**Working data**
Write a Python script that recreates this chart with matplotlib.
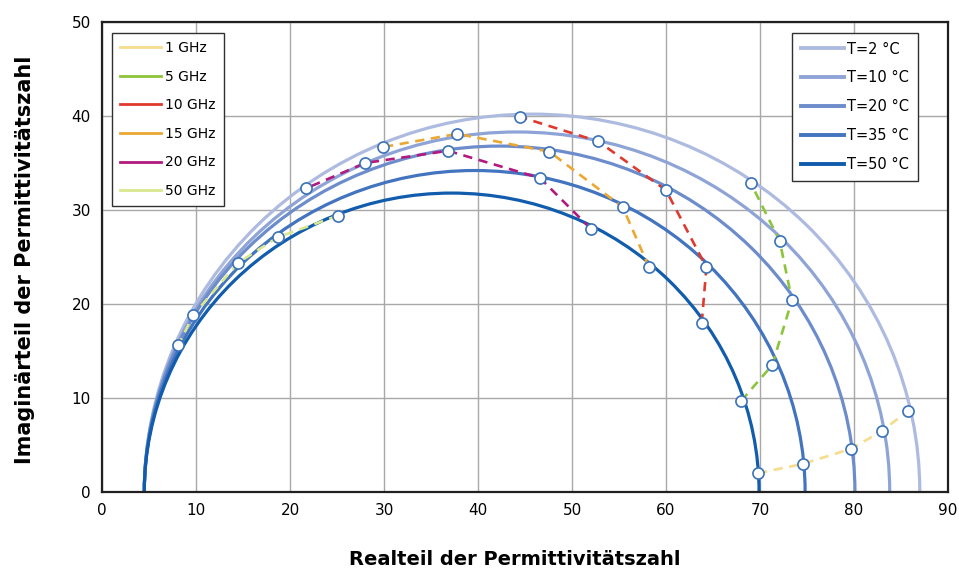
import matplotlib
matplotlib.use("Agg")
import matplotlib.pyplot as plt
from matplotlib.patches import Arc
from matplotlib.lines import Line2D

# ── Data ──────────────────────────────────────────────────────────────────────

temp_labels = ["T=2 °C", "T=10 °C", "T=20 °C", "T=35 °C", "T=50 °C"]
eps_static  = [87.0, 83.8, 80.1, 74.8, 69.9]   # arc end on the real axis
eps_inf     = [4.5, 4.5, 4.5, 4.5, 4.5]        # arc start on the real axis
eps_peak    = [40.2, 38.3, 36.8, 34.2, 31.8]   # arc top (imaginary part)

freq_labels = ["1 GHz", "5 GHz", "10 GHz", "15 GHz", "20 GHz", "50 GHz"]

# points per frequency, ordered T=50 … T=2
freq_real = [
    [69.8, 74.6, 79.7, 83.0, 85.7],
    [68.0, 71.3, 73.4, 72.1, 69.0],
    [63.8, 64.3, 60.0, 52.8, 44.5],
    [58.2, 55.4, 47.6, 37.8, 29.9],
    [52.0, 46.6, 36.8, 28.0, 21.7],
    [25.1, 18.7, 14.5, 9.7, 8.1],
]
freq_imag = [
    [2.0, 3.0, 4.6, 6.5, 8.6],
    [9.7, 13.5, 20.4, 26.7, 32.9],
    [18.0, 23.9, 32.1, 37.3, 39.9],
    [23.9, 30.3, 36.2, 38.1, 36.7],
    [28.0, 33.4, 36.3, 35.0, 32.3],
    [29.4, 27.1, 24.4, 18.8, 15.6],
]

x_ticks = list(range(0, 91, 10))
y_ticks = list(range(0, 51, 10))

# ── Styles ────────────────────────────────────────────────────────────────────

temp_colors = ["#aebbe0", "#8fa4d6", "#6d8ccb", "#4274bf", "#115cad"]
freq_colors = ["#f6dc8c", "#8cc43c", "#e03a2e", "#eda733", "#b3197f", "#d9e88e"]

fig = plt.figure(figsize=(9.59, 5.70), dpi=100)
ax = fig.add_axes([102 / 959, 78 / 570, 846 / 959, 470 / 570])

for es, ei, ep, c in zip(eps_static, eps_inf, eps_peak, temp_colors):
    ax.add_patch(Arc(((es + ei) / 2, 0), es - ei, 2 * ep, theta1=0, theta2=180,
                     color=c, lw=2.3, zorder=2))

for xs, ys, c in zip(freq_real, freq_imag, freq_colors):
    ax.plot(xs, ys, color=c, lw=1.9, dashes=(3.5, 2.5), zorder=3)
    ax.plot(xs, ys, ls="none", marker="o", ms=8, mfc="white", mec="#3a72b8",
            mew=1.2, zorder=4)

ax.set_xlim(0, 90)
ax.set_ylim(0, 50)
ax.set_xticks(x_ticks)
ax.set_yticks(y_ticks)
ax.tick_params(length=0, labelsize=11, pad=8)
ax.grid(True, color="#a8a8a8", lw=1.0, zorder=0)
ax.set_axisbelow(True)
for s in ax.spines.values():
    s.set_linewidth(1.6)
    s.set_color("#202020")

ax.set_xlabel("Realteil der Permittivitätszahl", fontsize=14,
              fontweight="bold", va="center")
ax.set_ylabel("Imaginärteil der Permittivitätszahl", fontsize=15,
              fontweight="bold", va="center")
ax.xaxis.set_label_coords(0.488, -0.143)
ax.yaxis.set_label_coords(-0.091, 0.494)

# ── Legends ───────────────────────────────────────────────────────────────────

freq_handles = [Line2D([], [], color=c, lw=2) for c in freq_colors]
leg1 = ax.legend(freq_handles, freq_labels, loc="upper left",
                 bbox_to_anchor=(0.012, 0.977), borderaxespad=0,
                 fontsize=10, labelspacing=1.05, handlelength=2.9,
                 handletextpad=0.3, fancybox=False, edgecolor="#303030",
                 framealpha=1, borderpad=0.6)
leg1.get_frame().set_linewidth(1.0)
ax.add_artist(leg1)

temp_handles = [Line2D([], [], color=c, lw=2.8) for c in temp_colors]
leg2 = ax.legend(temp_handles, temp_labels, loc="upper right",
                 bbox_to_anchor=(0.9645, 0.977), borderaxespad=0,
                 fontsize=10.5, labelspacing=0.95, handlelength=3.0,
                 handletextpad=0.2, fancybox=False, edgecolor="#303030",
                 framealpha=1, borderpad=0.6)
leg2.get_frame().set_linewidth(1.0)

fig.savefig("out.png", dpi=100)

* * *

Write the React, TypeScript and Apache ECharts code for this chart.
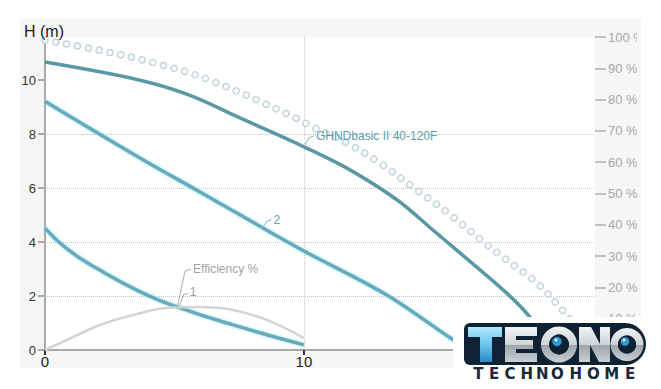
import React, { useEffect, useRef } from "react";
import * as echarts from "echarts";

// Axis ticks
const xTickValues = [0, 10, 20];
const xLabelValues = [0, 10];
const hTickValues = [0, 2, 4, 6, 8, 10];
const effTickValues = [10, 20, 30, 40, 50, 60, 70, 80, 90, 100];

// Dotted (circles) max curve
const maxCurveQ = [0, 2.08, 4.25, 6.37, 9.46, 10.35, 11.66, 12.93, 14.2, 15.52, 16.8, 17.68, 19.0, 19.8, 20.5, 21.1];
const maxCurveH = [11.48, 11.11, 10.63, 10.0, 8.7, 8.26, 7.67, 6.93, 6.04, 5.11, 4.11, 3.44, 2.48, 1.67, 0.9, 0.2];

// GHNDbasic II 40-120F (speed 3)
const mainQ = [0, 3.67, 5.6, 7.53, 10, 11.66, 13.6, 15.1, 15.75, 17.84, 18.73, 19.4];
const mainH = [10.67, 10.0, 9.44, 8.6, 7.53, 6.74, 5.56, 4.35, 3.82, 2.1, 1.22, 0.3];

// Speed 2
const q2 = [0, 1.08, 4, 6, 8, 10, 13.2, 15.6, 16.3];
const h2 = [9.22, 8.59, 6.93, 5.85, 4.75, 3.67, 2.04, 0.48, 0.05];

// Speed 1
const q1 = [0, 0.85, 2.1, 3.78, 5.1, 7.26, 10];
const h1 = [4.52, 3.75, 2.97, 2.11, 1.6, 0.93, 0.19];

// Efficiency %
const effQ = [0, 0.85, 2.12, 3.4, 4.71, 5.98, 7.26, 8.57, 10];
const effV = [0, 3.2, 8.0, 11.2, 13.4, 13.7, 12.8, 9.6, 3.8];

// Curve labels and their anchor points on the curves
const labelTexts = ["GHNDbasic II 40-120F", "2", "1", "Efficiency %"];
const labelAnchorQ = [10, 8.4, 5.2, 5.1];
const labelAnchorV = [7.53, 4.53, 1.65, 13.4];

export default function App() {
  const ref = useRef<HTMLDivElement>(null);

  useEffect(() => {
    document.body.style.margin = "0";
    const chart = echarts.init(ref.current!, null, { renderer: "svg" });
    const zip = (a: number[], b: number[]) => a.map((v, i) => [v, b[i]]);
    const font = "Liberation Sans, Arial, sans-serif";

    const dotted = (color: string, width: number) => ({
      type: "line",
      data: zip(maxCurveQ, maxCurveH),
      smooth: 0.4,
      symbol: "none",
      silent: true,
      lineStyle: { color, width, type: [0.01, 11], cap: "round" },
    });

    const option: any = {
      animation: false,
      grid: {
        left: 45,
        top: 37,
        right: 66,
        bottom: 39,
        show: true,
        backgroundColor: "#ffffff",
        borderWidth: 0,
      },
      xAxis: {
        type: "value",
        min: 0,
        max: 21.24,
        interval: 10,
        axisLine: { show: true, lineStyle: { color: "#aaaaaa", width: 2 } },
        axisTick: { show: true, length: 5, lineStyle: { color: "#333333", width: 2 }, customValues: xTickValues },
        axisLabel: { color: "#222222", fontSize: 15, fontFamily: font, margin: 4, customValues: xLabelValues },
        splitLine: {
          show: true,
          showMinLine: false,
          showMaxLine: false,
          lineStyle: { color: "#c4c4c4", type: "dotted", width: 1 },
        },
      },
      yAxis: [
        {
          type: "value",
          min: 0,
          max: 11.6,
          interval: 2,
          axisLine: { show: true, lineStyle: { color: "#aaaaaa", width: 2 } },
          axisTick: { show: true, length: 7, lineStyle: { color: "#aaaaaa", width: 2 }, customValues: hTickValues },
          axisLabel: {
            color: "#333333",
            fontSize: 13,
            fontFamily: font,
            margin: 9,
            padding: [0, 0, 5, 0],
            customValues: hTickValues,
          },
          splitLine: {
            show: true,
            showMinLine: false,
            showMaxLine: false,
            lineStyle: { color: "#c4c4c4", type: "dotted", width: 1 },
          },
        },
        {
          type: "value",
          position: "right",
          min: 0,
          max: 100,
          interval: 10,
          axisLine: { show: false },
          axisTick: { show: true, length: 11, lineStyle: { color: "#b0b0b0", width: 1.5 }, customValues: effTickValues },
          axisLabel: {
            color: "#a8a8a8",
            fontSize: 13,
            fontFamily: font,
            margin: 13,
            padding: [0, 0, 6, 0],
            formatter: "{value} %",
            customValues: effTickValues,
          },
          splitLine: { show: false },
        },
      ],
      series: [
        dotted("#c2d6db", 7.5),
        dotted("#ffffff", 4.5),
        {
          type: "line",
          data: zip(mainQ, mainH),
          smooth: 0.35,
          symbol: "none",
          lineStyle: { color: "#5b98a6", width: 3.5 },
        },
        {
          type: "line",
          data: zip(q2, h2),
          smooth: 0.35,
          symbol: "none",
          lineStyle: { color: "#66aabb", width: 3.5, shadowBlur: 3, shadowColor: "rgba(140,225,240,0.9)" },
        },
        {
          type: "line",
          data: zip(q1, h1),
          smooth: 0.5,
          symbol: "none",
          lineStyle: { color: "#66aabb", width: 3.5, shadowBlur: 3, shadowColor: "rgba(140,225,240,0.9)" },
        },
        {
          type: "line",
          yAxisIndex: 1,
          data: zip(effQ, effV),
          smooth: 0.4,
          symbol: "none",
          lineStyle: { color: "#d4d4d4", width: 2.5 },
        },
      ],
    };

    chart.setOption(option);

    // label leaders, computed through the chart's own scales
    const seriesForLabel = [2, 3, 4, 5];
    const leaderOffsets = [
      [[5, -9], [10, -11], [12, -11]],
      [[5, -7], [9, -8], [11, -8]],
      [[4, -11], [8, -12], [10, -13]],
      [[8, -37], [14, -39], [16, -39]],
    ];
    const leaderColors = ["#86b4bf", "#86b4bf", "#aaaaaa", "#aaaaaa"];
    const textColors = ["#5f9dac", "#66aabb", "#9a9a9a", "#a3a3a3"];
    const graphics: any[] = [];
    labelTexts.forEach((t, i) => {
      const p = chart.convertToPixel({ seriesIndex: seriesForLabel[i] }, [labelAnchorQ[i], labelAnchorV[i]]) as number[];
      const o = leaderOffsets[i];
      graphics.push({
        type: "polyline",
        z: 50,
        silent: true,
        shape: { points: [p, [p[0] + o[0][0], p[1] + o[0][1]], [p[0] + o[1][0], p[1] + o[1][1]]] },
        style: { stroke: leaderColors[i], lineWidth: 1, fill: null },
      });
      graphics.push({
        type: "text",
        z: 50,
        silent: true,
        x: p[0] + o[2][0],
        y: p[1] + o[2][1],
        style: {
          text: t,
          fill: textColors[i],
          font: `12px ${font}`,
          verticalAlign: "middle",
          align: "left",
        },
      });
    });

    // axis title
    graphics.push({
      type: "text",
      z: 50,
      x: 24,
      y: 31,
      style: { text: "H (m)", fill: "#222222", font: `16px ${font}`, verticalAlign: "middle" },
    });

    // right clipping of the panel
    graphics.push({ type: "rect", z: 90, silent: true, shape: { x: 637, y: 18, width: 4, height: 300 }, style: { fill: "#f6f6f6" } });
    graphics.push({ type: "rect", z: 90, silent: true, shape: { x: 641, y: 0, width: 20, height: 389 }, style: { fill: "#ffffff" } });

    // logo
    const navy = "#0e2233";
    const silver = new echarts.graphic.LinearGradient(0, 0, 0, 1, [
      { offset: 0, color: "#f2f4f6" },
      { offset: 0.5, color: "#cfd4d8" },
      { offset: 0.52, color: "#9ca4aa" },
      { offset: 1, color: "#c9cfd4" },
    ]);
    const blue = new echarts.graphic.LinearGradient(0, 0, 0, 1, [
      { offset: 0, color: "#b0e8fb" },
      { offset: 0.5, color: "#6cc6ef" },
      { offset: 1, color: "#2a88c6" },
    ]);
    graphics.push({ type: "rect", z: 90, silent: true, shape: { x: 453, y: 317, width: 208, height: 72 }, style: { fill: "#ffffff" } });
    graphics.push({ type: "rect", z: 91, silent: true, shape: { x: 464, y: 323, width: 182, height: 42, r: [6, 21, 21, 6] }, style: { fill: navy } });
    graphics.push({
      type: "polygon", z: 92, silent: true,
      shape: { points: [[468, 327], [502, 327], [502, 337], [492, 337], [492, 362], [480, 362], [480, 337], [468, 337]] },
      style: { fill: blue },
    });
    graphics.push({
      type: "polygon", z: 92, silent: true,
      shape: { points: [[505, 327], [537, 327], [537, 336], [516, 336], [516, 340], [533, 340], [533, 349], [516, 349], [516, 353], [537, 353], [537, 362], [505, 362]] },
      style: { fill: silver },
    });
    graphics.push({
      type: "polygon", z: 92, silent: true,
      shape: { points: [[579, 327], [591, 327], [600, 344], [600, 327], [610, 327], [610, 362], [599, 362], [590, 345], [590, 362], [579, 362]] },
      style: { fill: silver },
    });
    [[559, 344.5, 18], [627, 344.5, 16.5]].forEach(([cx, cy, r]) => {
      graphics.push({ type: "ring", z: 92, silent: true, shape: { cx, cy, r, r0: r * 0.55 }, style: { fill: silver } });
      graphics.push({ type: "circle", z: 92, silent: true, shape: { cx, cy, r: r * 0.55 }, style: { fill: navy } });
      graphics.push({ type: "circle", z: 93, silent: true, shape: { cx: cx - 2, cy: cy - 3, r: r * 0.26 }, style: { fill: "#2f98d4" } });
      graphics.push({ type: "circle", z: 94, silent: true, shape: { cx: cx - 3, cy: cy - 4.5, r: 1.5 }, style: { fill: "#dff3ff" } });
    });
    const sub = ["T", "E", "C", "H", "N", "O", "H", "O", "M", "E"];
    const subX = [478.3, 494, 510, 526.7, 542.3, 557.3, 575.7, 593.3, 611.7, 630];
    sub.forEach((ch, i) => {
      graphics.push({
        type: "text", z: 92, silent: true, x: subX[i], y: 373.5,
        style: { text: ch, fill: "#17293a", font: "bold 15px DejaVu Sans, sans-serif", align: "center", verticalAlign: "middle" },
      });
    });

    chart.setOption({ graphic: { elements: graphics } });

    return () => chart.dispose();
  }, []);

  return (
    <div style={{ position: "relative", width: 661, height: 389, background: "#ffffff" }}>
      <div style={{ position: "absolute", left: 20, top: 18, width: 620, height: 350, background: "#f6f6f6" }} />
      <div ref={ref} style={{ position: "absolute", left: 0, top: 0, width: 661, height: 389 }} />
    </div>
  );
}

**Task**
What lines above run from the one with "Write the React, TypeScript" to the one with "import * as"? Give them again exactly, ends included, and leave the pictures out.

**Correct output**
Write the React, TypeScript and Apache ECharts code for this chart.
import React, { useEffect, useRef } from "react";
import * as echarts from "echarts";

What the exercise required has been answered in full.